さらにいえば、理系で世界的な業績を挙げた研究者(繰り返しになるが、その業績がノーベル賞に結びついているとは限らない)の伝記などを読んでみると、哲学や芸術や文学など、自分の専門分野とかけはなれた幅広い教養の持ち主であることが多いことに気づかされる。また、文系の学者や作家、芸術家などでも、理系の知に関心を持っている人の著書や作品は興味深いものが多いような気がする。とりあえず日本に限っても、数十年前までは理系の人間同士でも、ある程度は哲学や文学の話ができたように思う(本書でも同様の思い出が語られている)。いまは理系にどっぷり浸かった友人に哲学の話などふっても、閉口されるのがおちである(専門外の話に耳を傾けてくれる畏友もいるが、少数派どころか稀有な存在に思える)。
それはかつて、たいていの大学生には邪魔者扱いされていた教養部が存在し、理工系の学生であっても、かなりの単位の文系科目を取らなければならなかったいうことも、小さくない理由だったように思う。しかしいまや、教養部はほとんどの大学で廃止され(ちなみに、わたしが学んだ大学院は、理系大学の教養科目を担当していた教員が中心となって立ち上げた大学院であり、そういった例も少ないことを本書を読んで初めて知った)、教養科目は本当に付けたしにすぎなくなってしまった(もちろんその背景には教養主義の凋落がある)。そして、役に立つ研究成果ばかりが求められることが加わって、理系学部の学生は専門書以外の本など、ほとんど手に取らないようになっている。理系の知が文系の知から派生した、いわば特殊な知の形態であることなど知ろうともしない。
それはともかくとしても、理系の知が役立つという名目で至上の知のように勘違いされる(むしろ“市場の知”なのにもかかわらず)状況が加速されているように思われる。それにもかかわらず(当然といえば当然といえるだろうが)理系学部や理系出身者たちの危機感は希薄である。いや、文系学部や文系出身者たちも似たようなものかもしれない。もはやなすすべがないかのような脱力感に苛まされているようにも見える。そういった危機感の希薄さこそが、本当の危機だと思うのだが。牧歌的といわれようが、年寄りの繰り言といわれようが、カタカナまじりの学部・学科にはうさんくささを感じるし、文理融合という名の学部・大学院もたんに水と油を無理やり混ぜたにすぎないようにも思える。これ以上、文系学部の解体が進めば、帯に書かれているとおり、知の拠点としての日本の大学そのものも解体していくように思われてならない。

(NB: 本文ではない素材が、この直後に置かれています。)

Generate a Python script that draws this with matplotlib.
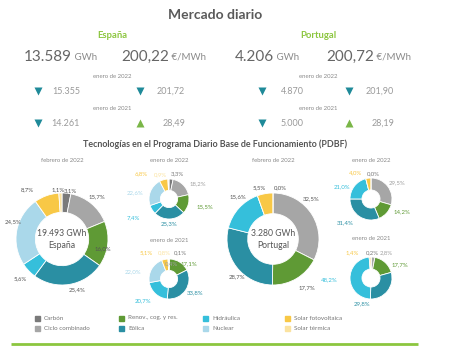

(※)ここでは文系と理系との線引きをとくに説明することなく書いてきた。むかしから文系と理系の区分けはいろいろと試みられているが、明確な区分けはやはりむずかしいように思う。常識的にいって、文学部は文系、理・工・農・薬・医学部などは理系としていいだろう。難しいのは、心理学や教育学を含む社会科学系である。個々人がその学問の性格や文脈を読み取って考えてもらうしかないというところだろうか。